|Vu Le Bang|
A notable feature of Circular 36 is to provide a mechanism to evaluate the actual value of charter capital and funded capital that prevents untruthful declarations by credit institutions, as occurred in the past. Specifically, the actual value of the charter capital or funded capital is determined as the contributed charter capital or funded capital plus (minus) undistributed accumulative profit (accumulative losses which have not been dealt with), and funds appropriated from after-tax profit (not including the commendation and reward fund, welfare fund and bonus fund for the executive board). In principle, Circular 36 requires that the actual value of the charter capital or funded capital should not be lower than the legal capital. If it is lower, the SBV will impose certain measures, which may include statutory restructuring or withdrawal of the licence.
While the minimum required Capital Adequacy Ratio (CAR) remains at nine percent for both individual and consolidated CARs, as was the case previously, the risk factor to calculate risk weighted assets (RWA) for securities and real estate related loans is reduced from 250% to 150%. It is reported that the lower rate will significantly solve difficulties in the real estate and securities markets here in Vietnam; it will boost the markets and allow them to recover quickly for further development.

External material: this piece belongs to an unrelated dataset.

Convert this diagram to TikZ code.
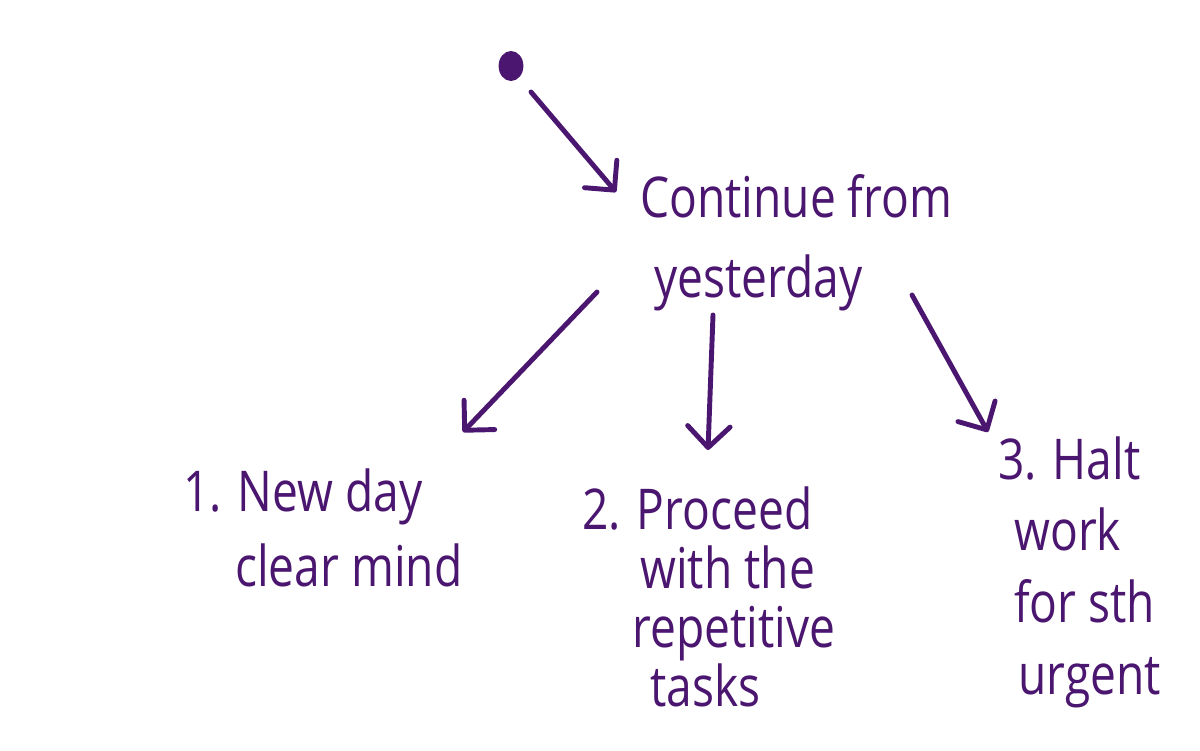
\documentclass[tikz,border=0pt]{standalone}
\usepackage{fontspec}
\setmainfont{Open Sans}[FakeStretch=0.82]
\usetikzlibrary{arrows.meta,shapes.geometric}
\definecolor{ink}{RGB}{75,22,112}
\begin{document}
\begin{tikzpicture}[x=0.025cm,y=-0.025cm,
  arr/.style={draw=ink, line width=3.5pt, line cap=round, line join=round,
    -{Straight Barb[angle=90:0.75cm, line cap=round, line join=round]}},
  txt/.style={text=ink, align=left, anchor=west, inner sep=0pt}]
\useasboundingbox (0,0) rectangle (1200,750);
% start dot
\node[ellipse, fill=ink, minimum width=0.62cm, minimum height=0.75cm, inner sep=0pt] (start) at (511,66) {};
% nodes
\node[txt, font=\fontsize{40}{57}\selectfont] (main) at (640,243) {Continue from\\\hspace*{0.35cm}yesterday};
\node[txt, font=\fontsize{40}{53}\selectfont] (n1) at (183,528) {1. New day\\\hspace*{1.3cm}clear mind};
\node[txt, font=\fontsize{40}{42}\selectfont] (n2) at (582,597) {2. Proceed\\\hspace*{1.45cm}with the\\\hspace*{1.25cm}repetitive\\\hspace*{1.7cm}tasks};
\node[txt, font=\fontsize{40}{51}\selectfont] (n3) at (998,572) {3. Halt\\\hspace*{0.4cm}work\\\hspace*{0.4cm}for sth\\\hspace*{0.5cm}urgent};
% arrow end points
\coordinate (a0s) at (531,92);   \coordinate (a0e) at (616,192);
\coordinate (a1s) at (597,292);  \coordinate (a1e) at (463,432);
\coordinate (a2s) at (713,315);  \coordinate (a2e) at (708,450);
\coordinate (a3s) at (912,295);  \coordinate (a3e) at (988,432);
\draw[arr] (a0s) -- (a0e);
\draw[arr] (a1s) -- (a1e);
\draw[arr] (a2s) -- (a2e);
\draw[arr] (a3s) -- (a3e);
\end{tikzpicture}
\end{document}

Circular 36 restricts capital contributions and share purchases by commercial banks and finance companies. Accordingly, the total amount of capital contributions and share purchases made by one commercial bank to enterprises, including capital to fund or to contribute to its subsidiaries and affiliates, must not exceed 40% of the charter capital and reserve funds of the commercial bank. Particularly, subject to meeting the statutory conditions, a commercial bank is only permitted to own shares of a maximum of two other credit institutions and the holding in each credit institution must not exceed five percent. Obviously, this regulation will prevent the cross ownership which has been a pending issue in the Vietnamese banking system over the years.